President Isaac Herzog’s refusal, thus far, to grant clemency to Netanyahu risks mistaking procedural endurance for moral clarity. The presidency’s constitutional role is not to mirror the judiciary but to integrate legal outcomes into the broader horizon of national interest. Clemency is the mechanism by which the constitutional order acknowledges that justice can be pursued to the point of counterproductivity. To withhold that mechanism in a case that has become structurally politicized is to allow process to eclipse purpose.

The rule of law is vindicated not by how long a prosecution can be sustained, but by whether the legal system restores clarity, fairness, and public confidence in the integrity of institutions.

President Donald Trump’s forthright defense of Netanyahu, and his public pressure on Herzog to grant a pardon, have forced this uncomfortable reckoning into the open. Trump’s rhetoric may be abrasive to diplomatic sensibilities, but its underlying claim merits very serious consideration: that leadership in moments of national strain should not be retroactively criminalized through proceedings that have become endless and politically central. In speaking up, Trump has articulated a widely shared democratic anxiety about the drift of legal process into political theater. His intervention underscores a principle too often elided in proceduralist discourse-that mercy, when exercised judiciously, is not the enemy of justice but one of its highest expressions.

The broader costs of protraction are evident. Endless litigation distorts governance by tethering the rhythms of statecraft to courtroom calendars. It encourages a culture in which policy is perpetually provisional, leadership permanently on trial, and public discourse reduced to forensic sparring. In a polity confronting acute security challenges and social divisions, this is a heavy tax on democratic energy. Clemency would not erase disagreement or silence critics; it would draw a line under a chapter that has consumed disproportionate attention and allow the political system to reorient toward substantive deliberation.

To be clear, advocating a pardon is not to deny the importance of ethical standards in public life. It is to insist that ethics, too, must be situated within a framework that preserves institutional legitimacy. Democracies do not flourish under perpetual prosecution; they flourish when legal accountability is firm but finite, when the law resolves disputes rather than perpetuates them. The presidency’s clemency power exists to mark that boundary. Its exercise here would reaffirm the separation between adjudication and governance, reduce the temperature of an overheated political climate, and restore a measure of civic trust.

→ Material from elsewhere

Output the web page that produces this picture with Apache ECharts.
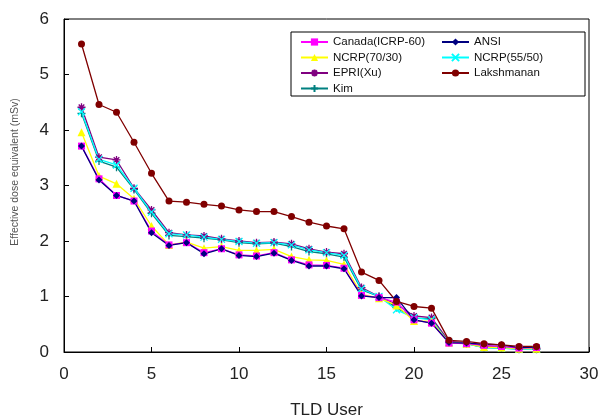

History will judge leaders not only by their adherence to process, but by their capacity to discern when process has become an impediment to justice understood in the fullest sense-justice that preserves institutions, social cohesion, and democratic vitality. In this moment, clemency would be an act of constitutional maturity. It would close a chapter that has outlived its civic purpose and allow Israel’s political life to recover the oxygen of normal democratic contestation.